For any given neuron in the hidden layer, representing a given learned abstract representation, there are two possible (fuzzy) cases: either that neuron is relevant, or it isn’t.
If the neuron isn’t relevant, this doesn’t necessarily mean that other possible abstract representations are also less likely as a consequence. If we used an activation function whose image includes , this means that, for certain values of the input to a neuron, that neuron’s output would negatively contribute to the output of the neural network.
This is generally undesirable: as mentioned above, we assume that all learned abstract representations are independent of one another. For CNNs, it’s therefore preferable to use non-negative activation functions.
The most common of such functions is the Rectified Linear function, and a neuron that uses it is called Rectified Linear Unit (ReLU), :
3.2. Computing the ReLU
This function has two major advantages over sigmoidal functions such as or .
- ReLU is very simple to calculate, as it involves only a comparison between its input and the value 0.
- It also has a derivative of either 0 or 1, depending on whether its input is respectively negative or not.
The latter, in particular, has important implications for backpropagation during training. It means in fact that calculating the gradient of a neuron is computationally inexpensive:
<![\text{ReLU'(x) = }\left. \begin{cases} 0, & \text{for } x < 0 \\ 1, & \text{for } x \geq 0 \\ \end{cases} \right\}](/wp-content/ql-cache/quicklatex.com-ef951e35025aea9bcc7694d09e633b85_l3.svg "Rendered by QuickLaTeX.com")
Non-linear activation functions such as the sigmoidal functions, on the contrary, don’t generally have this characteristic.
As a consequence, the usage of ReLU helps to prevent the exponential growth in the computation required to operate the neural network. If the CNN scales in size, the computational cost of adding extra ReLUs increases linearly.
ReLUs also prevent the emergence of the so-called “vanishing gradient” problem, which is common when using sigmoidal functions. This problem refers to the tendency for the gradient of a neuron to approach zero for high values of the input.
While sigmoidal functions have derivatives that tend to 0 as they approach positive infinity, ReLU always remains at a constant 1. This allows backpropagation of the error and learning to continue, even for high values of the input to the activation function:
4. The Dropout Layer
Another typical characteristic of CNNs is a Dropout layer.
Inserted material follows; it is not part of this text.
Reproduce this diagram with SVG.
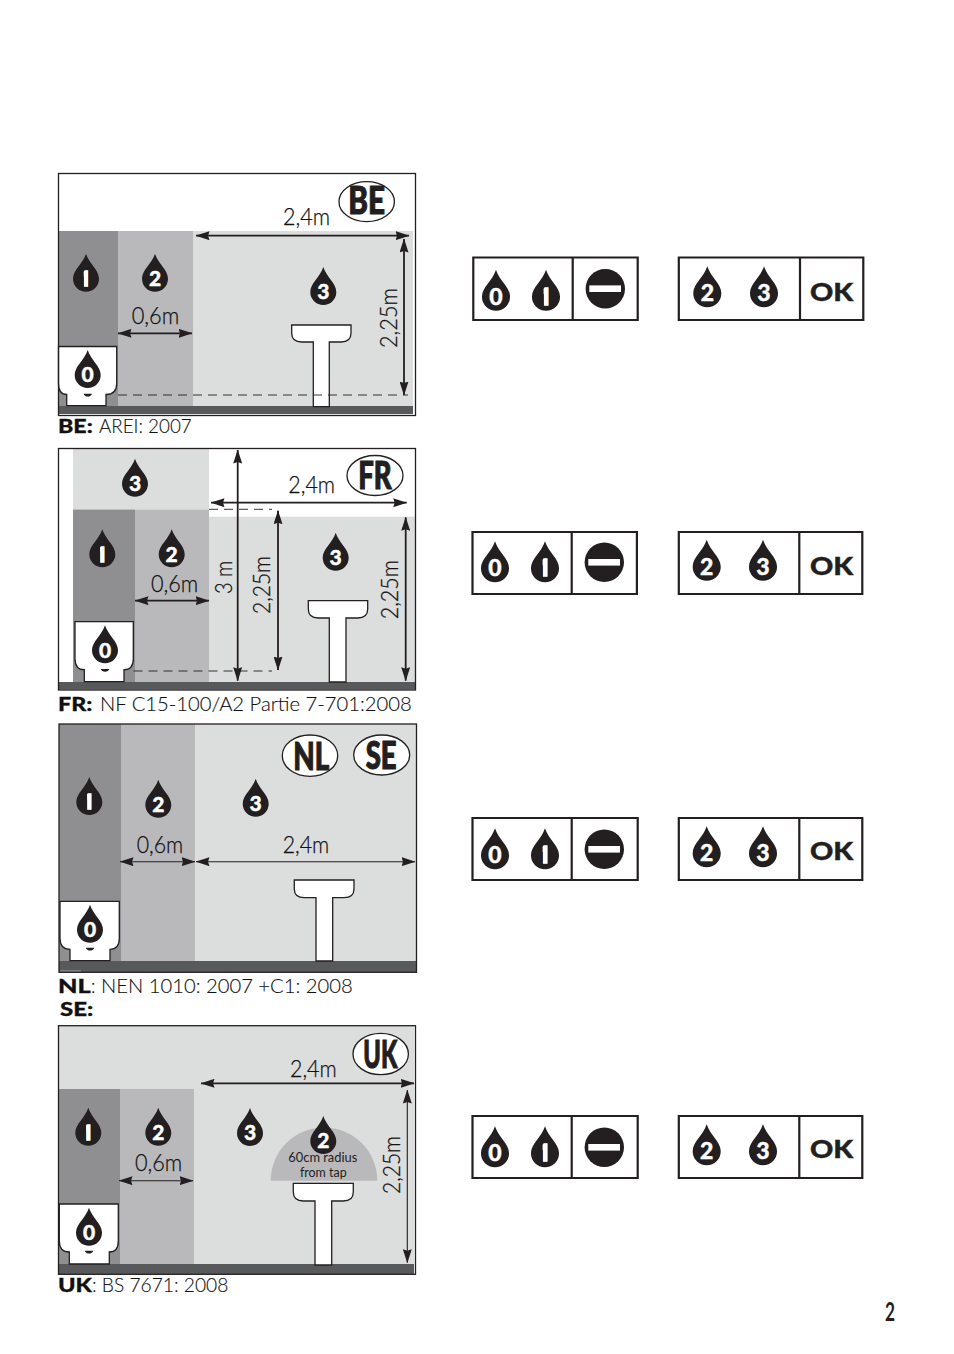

The Dropout layer is a mask that nullifies the contribution of some neurons towards the next layer and leaves unmodified all others. We can apply a Dropout layer to the input vector, in which case it nullifies some of its features; but we can also apply it to a hidden layer, in which case it nullifies some hidden neurons.
Dropout layers are important in training CNNs because they prevent overfitting on the training data. If they aren’t present, the first batch of training samples influences the learning in a disproportionately high manner. This, in turn, would prevent the learning of features that appear only in later samples or batches:
Say we show ten pictures of a circle, in succession, to a CNN during training. The CNN won’t learn that straight lines exist; as a consequence, it’ll be pretty confused if we later show it a picture of a square. We can prevent these cases by adding Dropout layers to the network’s architecture, in order to prevent overfitting.
5. A CNN With ReLU and a Dropout Layer
This flowchart shows a typical architecture for a CNN with a ReLU and a Dropout layer. This type of architecture is very common for image classification tasks:
6. Conclusion
In this article, we’ve seen when do we prefer CNNs over NNs. We prefer to use them when the features of the input aren’t independent. We have also seen why we use ReLU as an activation function.
ReLU is simple to compute and has a predictable gradient for the backpropagation of the error.
Finally, we discussed how the Dropout layer prevents overfitting the model during training. Notably, Dropout randomly deactivates some neurons of a layer, thus nullifying their contribution to the output.